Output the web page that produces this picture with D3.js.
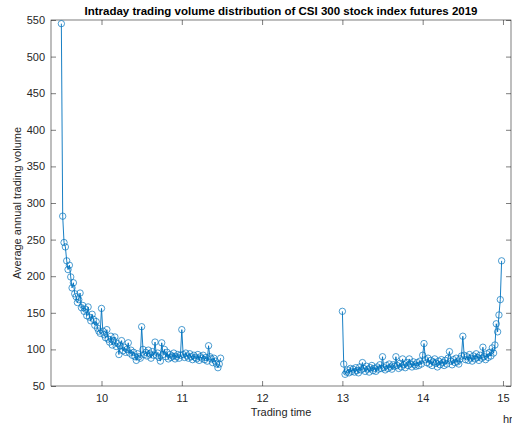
<!DOCTYPE html>
<html>
<head>
<meta charset="utf-8">
<script src="https://cdn.jsdelivr.net/npm/d3@7"></script>
<style>
  body { margin: 0; background: #fff; overflow: hidden; }
  svg { display: block; font-family: "Liberation Sans", Arial, sans-serif; }
</style>
</head>
<body>
<div id="chart"></div>
<script>
// average volume per minute, morning session starting 9:30
const morningStart = 9.5;
const morningVolume = [
  545, 282, 246, 240, 221, 209, 215, 199, 184, 191,
  176, 172, 164, 168, 177, 157, 160, 152, 155, 146,
  158, 144, 139, 148, 141, 133, 138, 129, 125, 122,
  156, 125, 120, 116, 127, 114, 110, 118, 106, 112,
  117, 104, 108, 93, 105, 112, 98, 103, 96, 100,
  109, 95, 99, 92, 96, 90, 85, 94, 90, 88,
  131, 100, 93, 96, 91, 99, 94, 88, 97, 92,
  110, 92, 95, 89, 84, 109, 93, 100, 90, 96,
  87, 93, 89, 91, 95, 87, 90, 93, 88, 92,
  127, 93, 89, 95, 91, 88, 94, 90, 86, 92,
  89, 87, 93, 85, 90, 88, 92, 86, 89, 84,
  105, 90, 87, 82, 88, 84, 80, 75, 80, 88
];
// afternoon session starting 13:00
const afternoonStart = 13;
const afternoonVolume = [
  152, 80, 66, 69, 72, 68, 74, 70, 73, 69,
  75, 71, 68, 76, 72, 82, 74, 70, 77, 73,
  69, 75, 78, 71, 74, 70, 76, 73, 79, 74,
  90, 75, 72, 78, 74, 80, 76, 73, 79, 77,
  90, 78, 74, 81, 76, 87, 79, 75, 82, 78,
  87, 80, 76, 83, 79, 77, 82, 78, 84, 80,
  92, 108, 86, 82, 88, 80, 85, 78, 83, 87,
  81, 76, 84, 79, 86, 82, 78, 85, 80, 88,
  97, 84, 79, 86, 82, 88, 83, 80, 87, 91,
  118, 92, 86, 90, 85, 93, 88, 84, 91, 87,
  94, 89, 85, 92, 88, 103, 90, 86, 94, 89,
  96, 91, 102, 95, 106, 135, 124, 147, 168, 221
];
const xTicks = [10, 11, 12, 13, 14, 15];
const yTicks = [50, 100, 150, 200, 250, 300, 350, 400, 450, 500, 550];

const width = 512, height = 425;
const margin = { left: 51, right: 511, top: 20, bottom: 386 };
const lineColor = "#0072BD";
const axisColor = "#262626";

const svg = d3.select("#chart").append("svg")
  .attr("width", width)
  .attr("height", height);

const xScale = d3.scaleLinear()
  .domain([9.371, 15.1])
  .range([margin.left, margin.right]);
const yScale = d3.scaleLinear()
  .domain([50, 550])
  .range([margin.bottom, margin.top]);

const toPoints = (start, vals) => vals.map((v, i) => ({ t: start + i / 60, v: v }));
const sessions = [
  toPoints(morningStart, morningVolume),
  toPoints(afternoonStart, afternoonVolume)
];

// axes box with inward ticks
const tickLen = 5;
svg.append("g")
  .attr("transform", `translate(0, ${margin.bottom})`)
  .call(d3.axisBottom(xScale).tickValues(xTicks).tickFormat(d3.format("d"))
    .tickSizeInner(-tickLen).tickSizeOuter(0).tickPadding(8))
  .call(g => g.select(".domain").remove());
svg.append("g")
  .attr("transform", `translate(0, ${margin.top})`)
  .call(d3.axisTop(xScale).tickValues(xTicks).tickSizeInner(-tickLen).tickSizeOuter(0).tickFormat(""))
  .call(g => g.select(".domain").remove());
svg.append("g")
  .attr("transform", `translate(${margin.left}, 0)`)
  .call(d3.axisLeft(yScale).tickValues(yTicks).tickFormat(d3.format("d"))
    .tickSizeInner(-tickLen).tickSizeOuter(0).tickPadding(6))
  .call(g => g.select(".domain").remove());
svg.append("g")
  .attr("transform", `translate(${margin.right}, 0)`)
  .call(d3.axisRight(yScale).tickValues(yTicks).tickSizeInner(-tickLen).tickSizeOuter(0).tickFormat(""))
  .call(g => g.select(".domain").remove());

svg.selectAll(".tick line").attr("stroke", axisColor).attr("stroke-width", 0.6);
svg.selectAll(".tick text")
  .attr("fill", axisColor)
  .attr("font-size", "11px")
  .attr("font-family", "Liberation Sans, Arial, sans-serif");

svg.append("rect")
  .attr("x", margin.left)
  .attr("y", margin.top)
  .attr("width", margin.right - margin.left)
  .attr("height", margin.bottom - margin.top)
  .attr("fill", "none")
  .attr("stroke", axisColor)
  .attr("stroke-width", 0.6);

// data lines + open circle markers
const line = d3.line().x(d => xScale(d.t)).y(d => yScale(d.v));
sessions.forEach(pts => {
  svg.append("path")
    .datum(pts)
    .attr("d", line)
    .attr("fill", "none")
    .attr("stroke", lineColor)
    .attr("stroke-width", 0.9);
  svg.append("g").selectAll("circle")
    .data(pts)
    .enter()
    .append("circle")
    .attr("cx", d => xScale(d.t))
    .attr("cy", d => yScale(d.v))
    .attr("r", 3.2)
    .attr("fill", "none")
    .attr("stroke", lineColor)
    .attr("stroke-width", 0.7);
});

// labels
svg.append("text")
  .attr("x", (margin.left + margin.right) / 2)
  .attr("y", 15)
  .attr("text-anchor", "middle")
  .attr("font-size", "11.5px")
  .attr("font-weight", "bold")
  .attr("fill", "#000")
  .text("Intraday trading volume distribution of CSI 300 stock index futures 2019");

svg.append("text")
  .attr("x", (margin.left + margin.right) / 2)
  .attr("y", 416)
  .attr("text-anchor", "middle")
  .attr("font-size", "11px")
  .attr("fill", axisColor)
  .text("Trading time");

// unit label at the right end of the x axis (runs past the figure edge)
svg.append("text")
  .attr("x", 503)
  .attr("y", 423)
  .attr("font-size", "11px")
  .attr("fill", axisColor)
  .text("hrs");

svg.append("text")
  .attr("transform", `translate(21, ${(margin.top + margin.bottom) / 2}) rotate(-90)`)
  .attr("text-anchor", "middle")
  .attr("font-size", "11px")
  .attr("fill", axisColor)
  .text("Average annual trading volume");
</script>
</body>
</html>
---
**Your task**
All of the data above should be transcribed verbatim, with pictures omitted.

**The output**
Output the web page that produces this picture with D3.js.
<!DOCTYPE html>
<html>
<head>
<meta charset="utf-8">
<script src="https://cdn.jsdelivr.net/npm/d3@7"></script>
<style>
  body { margin: 0; background: #fff; overflow: hidden; }
  svg { display: block; font-family: "Liberation Sans", Arial, sans-serif; }
</style>
</head>
<body>
<div id="chart"></div>
<script>
// average volume per minute, morning session starting 9:30
const morningStart = 9.5;
const morningVolume = [
  545, 282, 246, 240, 221, 209, 215, 199, 184, 191,
  176, 172, 164, 168, 177, 157, 160, 152, 155, 146,
  158, 144, 139, 148, 141, 133, 138, 129, 125, 122,
  156, 125, 120, 116, 127, 114, 110, 118, 106, 112,
  117, 104, 108, 93, 105, 112, 98, 103, 96, 100,
  109, 95, 99, 92, 96, 90, 85, 94, 90, 88,
  131, 100, 93, 96, 91, 99, 94, 88, 97, 92,
  110, 92, 95, 89, 84, 109, 93, 100, 90, 96,
  87, 93, 89, 91, 95, 87, 90, 93, 88, 92,
  127, 93, 89, 95, 91, 88, 94, 90, 86, 92,
  89, 87, 93, 85, 90, 88, 92, 86, 89, 84,
  105, 90, 87, 82, 88, 84, 80, 75, 80, 88
];
// afternoon session starting 13:00
const afternoonStart = 13;
const afternoonVolume = [
  152, 80, 66, 69, 72, 68, 74, 70, 73, 69,
  75, 71, 68, 76, 72, 82, 74, 70, 77, 73,
  69, 75, 78, 71, 74, 70, 76, 73, 79, 74,
  90, 75, 72, 78, 74, 80, 76, 73, 79, 77,
  90, 78, 74, 81, 76, 87, 79, 75, 82, 78,
  87, 80, 76, 83, 79, 77, 82, 78, 84, 80,
  92, 108, 86, 82, 88, 80, 85, 78, 83, 87,
  81, 76, 84, 79, 86, 82, 78, 85, 80, 88,
  97, 84, 79, 86, 82, 88, 83, 80, 87, 91,
  118, 92, 86, 90, 85, 93, 88, 84, 91, 87,
  94, 89, 85, 92, 88, 103, 90, 86, 94, 89,
  96, 91, 102, 95, 106, 135, 124, 147, 168, 221
];
const xTicks = [10, 11, 12, 13, 14, 15];
const yTicks = [50, 100, 150, 200, 250, 300, 350, 400, 450, 500, 550];

const width = 512, height = 425;
const margin = { left: 51, right: 511, top: 20, bottom: 386 };
const lineColor = "#0072BD";
const axisColor = "#262626";

const svg = d3.select("#chart").append("svg")
  .attr("width", width)
  .attr("height", height);

const xScale = d3.scaleLinear()
  .domain([9.371, 15.1])
  .range([margin.left, margin.right]);
const yScale = d3.scaleLinear()
  .domain([50, 550])
  .range([margin.bottom, margin.top]);

const toPoints = (start, vals) => vals.map((v, i) => ({ t: start + i / 60, v: v }));
const sessions = [
  toPoints(morningStart, morningVolume),
  toPoints(afternoonStart, afternoonVolume)
];

// axes box with inward ticks
const tickLen = 5;
svg.append("g")
  .attr("transform", `translate(0, ${margin.bottom})`)
  .call(d3.axisBottom(xScale).tickValues(xTicks).tickFormat(d3.format("d"))
    .tickSizeInner(-tickLen).tickSizeOuter(0).tickPadding(8))
  .call(g => g.select(".domain").remove());
svg.append("g")
  .attr("transform", `translate(0, ${margin.top})`)
  .call(d3.axisTop(xScale).tickValues(xTicks).tickSizeInner(-tickLen).tickSizeOuter(0).tickFormat(""))
  .call(g => g.select(".domain").remove());
svg.append("g")
  .attr("transform", `translate(${margin.left}, 0)`)
  .call(d3.axisLeft(yScale).tickValues(yTicks).tickFormat(d3.format("d"))
    .tickSizeInner(-tickLen).tickSizeOuter(0).tickPadding(6))
  .call(g => g.select(".domain").remove());
svg.append("g")
  .attr("transform", `translate(${margin.right}, 0)`)
  .call(d3.axisRight(yScale).tickValues(yTicks).tickSizeInner(-tickLen).tickSizeOuter(0).tickFormat(""))
  .call(g => g.select(".domain").remove());

svg.selectAll(".tick line").attr("stroke", axisColor).attr("stroke-width", 0.6);
svg.selectAll(".tick text")
  .attr("fill", axisColor)
  .attr("font-size", "11px")
  .attr("font-family", "Liberation Sans, Arial, sans-serif");

svg.append("rect")
  .attr("x", margin.left)
  .attr("y", margin.top)
  .attr("width", margin.right - margin.left)
  .attr("height", margin.bottom - margin.top)
  .attr("fill", "none")
  .attr("stroke", axisColor)
  .attr("stroke-width", 0.6);

// data lines + open circle markers
const line = d3.line().x(d => xScale(d.t)).y(d => yScale(d.v));
sessions.forEach(pts => {
  svg.append("path")
    .datum(pts)
    .attr("d", line)
    .attr("fill", "none")
    .attr("stroke", lineColor)
    .attr("stroke-width", 0.9);
  svg.append("g").selectAll("circle")
    .data(pts)
    .enter()
    .append("circle")
    .attr("cx", d => xScale(d.t))
    .attr("cy", d => yScale(d.v))
    .attr("r", 3.2)
    .attr("fill", "none")
    .attr("stroke", lineColor)
    .attr("stroke-width", 0.7);
});

// labels
svg.append("text")
  .attr("x", (margin.left + margin.right) / 2)
  .attr("y", 15)
  .attr("text-anchor", "middle")
  .attr("font-size", "11.5px")
  .attr("font-weight", "bold")
  .attr("fill", "#000")
  .text("Intraday trading volume distribution of CSI 300 stock index futures 2019");

svg.append("text")
  .attr("x", (margin.left + margin.right) / 2)
  .attr("y", 416)
  .attr("text-anchor", "middle")
  .attr("font-size", "11px")
  .attr("fill", axisColor)
  .text("Trading time");

// unit label at the right end of the x axis (runs past the figure edge)
svg.append("text")
  .attr("x", 503)
  .attr("y", 423)
  .attr("font-size", "11px")
  .attr("fill", axisColor)
  .text("hrs");

svg.append("text")
  .attr("transform", `translate(21, ${(margin.top + margin.bottom) / 2}) rotate(-90)`)
  .attr("text-anchor", "middle")
  .attr("font-size", "11px")
  .attr("fill", axisColor)
  .text("Average annual trading volume");
</script>
</body>
</html>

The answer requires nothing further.